> [What is expected]:
Extract the listing in its entirety, keeping each line identical to the original.

> [Data lines]:
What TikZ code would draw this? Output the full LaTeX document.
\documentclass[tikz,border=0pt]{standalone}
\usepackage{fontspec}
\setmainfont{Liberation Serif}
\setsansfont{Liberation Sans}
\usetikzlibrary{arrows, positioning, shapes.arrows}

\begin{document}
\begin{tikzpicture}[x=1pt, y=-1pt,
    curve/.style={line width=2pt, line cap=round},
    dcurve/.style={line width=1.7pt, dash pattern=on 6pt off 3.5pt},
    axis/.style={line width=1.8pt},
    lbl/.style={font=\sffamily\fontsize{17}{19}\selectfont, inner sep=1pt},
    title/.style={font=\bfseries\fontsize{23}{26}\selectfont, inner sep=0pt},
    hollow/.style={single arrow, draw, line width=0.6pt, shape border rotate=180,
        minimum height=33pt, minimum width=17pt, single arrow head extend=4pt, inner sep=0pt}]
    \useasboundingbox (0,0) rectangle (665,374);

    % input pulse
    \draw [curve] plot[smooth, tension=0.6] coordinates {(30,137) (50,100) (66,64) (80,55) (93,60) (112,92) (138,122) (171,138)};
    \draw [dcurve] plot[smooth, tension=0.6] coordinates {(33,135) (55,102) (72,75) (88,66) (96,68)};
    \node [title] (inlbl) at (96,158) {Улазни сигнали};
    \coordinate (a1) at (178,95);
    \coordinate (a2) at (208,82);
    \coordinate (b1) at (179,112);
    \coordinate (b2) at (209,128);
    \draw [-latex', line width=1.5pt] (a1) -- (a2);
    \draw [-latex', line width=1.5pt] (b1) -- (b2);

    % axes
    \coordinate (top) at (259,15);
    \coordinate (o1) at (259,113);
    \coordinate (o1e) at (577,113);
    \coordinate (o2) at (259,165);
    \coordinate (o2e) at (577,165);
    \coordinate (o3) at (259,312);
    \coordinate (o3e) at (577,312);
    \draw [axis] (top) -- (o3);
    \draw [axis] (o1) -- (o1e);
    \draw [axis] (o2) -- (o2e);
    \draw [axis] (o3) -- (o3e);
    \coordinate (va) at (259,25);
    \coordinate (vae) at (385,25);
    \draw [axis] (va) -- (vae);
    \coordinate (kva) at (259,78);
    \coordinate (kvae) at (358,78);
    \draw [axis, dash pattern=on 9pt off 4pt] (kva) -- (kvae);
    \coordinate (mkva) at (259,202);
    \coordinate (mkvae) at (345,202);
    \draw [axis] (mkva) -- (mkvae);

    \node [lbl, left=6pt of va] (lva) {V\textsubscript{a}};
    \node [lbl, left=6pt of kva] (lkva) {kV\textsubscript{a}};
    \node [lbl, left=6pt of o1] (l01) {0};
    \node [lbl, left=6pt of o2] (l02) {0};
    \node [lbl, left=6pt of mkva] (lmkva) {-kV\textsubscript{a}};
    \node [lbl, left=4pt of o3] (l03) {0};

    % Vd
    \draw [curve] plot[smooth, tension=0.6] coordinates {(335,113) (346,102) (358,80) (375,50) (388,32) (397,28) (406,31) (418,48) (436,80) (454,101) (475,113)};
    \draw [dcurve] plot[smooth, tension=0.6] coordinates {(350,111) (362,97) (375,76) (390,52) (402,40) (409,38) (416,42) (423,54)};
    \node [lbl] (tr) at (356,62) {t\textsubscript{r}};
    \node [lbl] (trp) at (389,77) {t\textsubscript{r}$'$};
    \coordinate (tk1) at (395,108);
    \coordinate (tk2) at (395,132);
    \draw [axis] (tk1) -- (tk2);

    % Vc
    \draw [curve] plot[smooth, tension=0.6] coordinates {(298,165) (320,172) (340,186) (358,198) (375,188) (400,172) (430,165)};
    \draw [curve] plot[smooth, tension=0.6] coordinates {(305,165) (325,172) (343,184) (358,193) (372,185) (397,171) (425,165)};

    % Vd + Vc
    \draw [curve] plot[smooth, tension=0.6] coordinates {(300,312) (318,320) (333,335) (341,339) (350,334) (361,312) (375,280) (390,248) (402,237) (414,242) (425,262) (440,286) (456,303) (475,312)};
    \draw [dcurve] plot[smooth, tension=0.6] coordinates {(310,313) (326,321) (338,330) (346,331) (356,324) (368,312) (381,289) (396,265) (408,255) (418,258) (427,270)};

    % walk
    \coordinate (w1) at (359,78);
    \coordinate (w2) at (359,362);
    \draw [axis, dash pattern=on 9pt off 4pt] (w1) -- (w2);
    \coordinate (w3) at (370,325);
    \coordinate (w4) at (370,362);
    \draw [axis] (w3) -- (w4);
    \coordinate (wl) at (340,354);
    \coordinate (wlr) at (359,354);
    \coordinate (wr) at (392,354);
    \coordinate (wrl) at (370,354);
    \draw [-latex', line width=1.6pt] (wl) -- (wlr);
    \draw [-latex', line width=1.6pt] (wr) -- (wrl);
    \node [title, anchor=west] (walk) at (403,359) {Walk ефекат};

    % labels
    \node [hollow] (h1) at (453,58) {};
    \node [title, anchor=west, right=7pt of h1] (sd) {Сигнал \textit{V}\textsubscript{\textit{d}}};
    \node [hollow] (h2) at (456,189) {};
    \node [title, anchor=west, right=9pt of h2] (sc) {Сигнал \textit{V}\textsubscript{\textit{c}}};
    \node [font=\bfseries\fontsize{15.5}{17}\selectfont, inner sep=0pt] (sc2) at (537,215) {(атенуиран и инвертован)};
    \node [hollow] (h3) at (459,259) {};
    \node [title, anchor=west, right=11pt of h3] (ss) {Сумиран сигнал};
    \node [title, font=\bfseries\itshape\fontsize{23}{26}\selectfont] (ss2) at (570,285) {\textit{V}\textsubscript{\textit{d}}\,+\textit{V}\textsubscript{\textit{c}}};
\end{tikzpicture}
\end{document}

> [Complete response]:
What TikZ code would draw this? Output the full LaTeX document.
\documentclass[tikz,border=0pt]{standalone}
\usepackage{fontspec}
\setmainfont{Liberation Serif}
\setsansfont{Liberation Sans}
\usetikzlibrary{arrows, positioning, shapes.arrows}

\begin{document}
\begin{tikzpicture}[x=1pt, y=-1pt,
    curve/.style={line width=2pt, line cap=round},
    dcurve/.style={line width=1.7pt, dash pattern=on 6pt off 3.5pt},
    axis/.style={line width=1.8pt},
    lbl/.style={font=\sffamily\fontsize{17}{19}\selectfont, inner sep=1pt},
    title/.style={font=\bfseries\fontsize{23}{26}\selectfont, inner sep=0pt},
    hollow/.style={single arrow, draw, line width=0.6pt, shape border rotate=180,
        minimum height=33pt, minimum width=17pt, single arrow head extend=4pt, inner sep=0pt}]
    \useasboundingbox (0,0) rectangle (665,374);

    % input pulse
    \draw [curve] plot[smooth, tension=0.6] coordinates {(30,137) (50,100) (66,64) (80,55) (93,60) (112,92) (138,122) (171,138)};
    \draw [dcurve] plot[smooth, tension=0.6] coordinates {(33,135) (55,102) (72,75) (88,66) (96,68)};
    \node [title] (inlbl) at (96,158) {Улазни сигнали};
    \coordinate (a1) at (178,95);
    \coordinate (a2) at (208,82);
    \coordinate (b1) at (179,112);
    \coordinate (b2) at (209,128);
    \draw [-latex', line width=1.5pt] (a1) -- (a2);
    \draw [-latex', line width=1.5pt] (b1) -- (b2);

    % axes
    \coordinate (top) at (259,15);
    \coordinate (o1) at (259,113);
    \coordinate (o1e) at (577,113);
    \coordinate (o2) at (259,165);
    \coordinate (o2e) at (577,165);
    \coordinate (o3) at (259,312);
    \coordinate (o3e) at (577,312);
    \draw [axis] (top) -- (o3);
    \draw [axis] (o1) -- (o1e);
    \draw [axis] (o2) -- (o2e);
    \draw [axis] (o3) -- (o3e);
    \coordinate (va) at (259,25);
    \coordinate (vae) at (385,25);
    \draw [axis] (va) -- (vae);
    \coordinate (kva) at (259,78);
    \coordinate (kvae) at (358,78);
    \draw [axis, dash pattern=on 9pt off 4pt] (kva) -- (kvae);
    \coordinate (mkva) at (259,202);
    \coordinate (mkvae) at (345,202);
    \draw [axis] (mkva) -- (mkvae);

    \node [lbl, left=6pt of va] (lva) {V\textsubscript{a}};
    \node [lbl, left=6pt of kva] (lkva) {kV\textsubscript{a}};
    \node [lbl, left=6pt of o1] (l01) {0};
    \node [lbl, left=6pt of o2] (l02) {0};
    \node [lbl, left=6pt of mkva] (lmkva) {-kV\textsubscript{a}};
    \node [lbl, left=4pt of o3] (l03) {0};

    % Vd
    \draw [curve] plot[smooth, tension=0.6] coordinates {(335,113) (346,102) (358,80) (375,50) (388,32) (397,28) (406,31) (418,48) (436,80) (454,101) (475,113)};
    \draw [dcurve] plot[smooth, tension=0.6] coordinates {(350,111) (362,97) (375,76) (390,52) (402,40) (409,38) (416,42) (423,54)};
    \node [lbl] (tr) at (356,62) {t\textsubscript{r}};
    \node [lbl] (trp) at (389,77) {t\textsubscript{r}$'$};
    \coordinate (tk1) at (395,108);
    \coordinate (tk2) at (395,132);
    \draw [axis] (tk1) -- (tk2);

    % Vc
    \draw [curve] plot[smooth, tension=0.6] coordinates {(298,165) (320,172) (340,186) (358,198) (375,188) (400,172) (430,165)};
    \draw [curve] plot[smooth, tension=0.6] coordinates {(305,165) (325,172) (343,184) (358,193) (372,185) (397,171) (425,165)};

    % Vd + Vc
    \draw [curve] plot[smooth, tension=0.6] coordinates {(300,312) (318,320) (333,335) (341,339) (350,334) (361,312) (375,280) (390,248) (402,237) (414,242) (425,262) (440,286) (456,303) (475,312)};
    \draw [dcurve] plot[smooth, tension=0.6] coordinates {(310,313) (326,321) (338,330) (346,331) (356,324) (368,312) (381,289) (396,265) (408,255) (418,258) (427,270)};

    % walk
    \coordinate (w1) at (359,78);
    \coordinate (w2) at (359,362);
    \draw [axis, dash pattern=on 9pt off 4pt] (w1) -- (w2);
    \coordinate (w3) at (370,325);
    \coordinate (w4) at (370,362);
    \draw [axis] (w3) -- (w4);
    \coordinate (wl) at (340,354);
    \coordinate (wlr) at (359,354);
    \coordinate (wr) at (392,354);
    \coordinate (wrl) at (370,354);
    \draw [-latex', line width=1.6pt] (wl) -- (wlr);
    \draw [-latex', line width=1.6pt] (wr) -- (wrl);
    \node [title, anchor=west] (walk) at (403,359) {Walk ефекат};

    % labels
    \node [hollow] (h1) at (453,58) {};
    \node [title, anchor=west, right=7pt of h1] (sd) {Сигнал \textit{V}\textsubscript{\textit{d}}};
    \node [hollow] (h2) at (456,189) {};
    \node [title, anchor=west, right=9pt of h2] (sc) {Сигнал \textit{V}\textsubscript{\textit{c}}};
    \node [font=\bfseries\fontsize{15.5}{17}\selectfont, inner sep=0pt] (sc2) at (537,215) {(атенуиран и инвертован)};
    \node [hollow] (h3) at (459,259) {};
    \node [title, anchor=west, right=11pt of h3] (ss) {Сумиран сигнал};
    \node [title, font=\bfseries\itshape\fontsize{23}{26}\selectfont] (ss2) at (570,285) {\textit{V}\textsubscript{\textit{d}}\,+\textit{V}\textsubscript{\textit{c}}};
\end{tikzpicture}
\end{document}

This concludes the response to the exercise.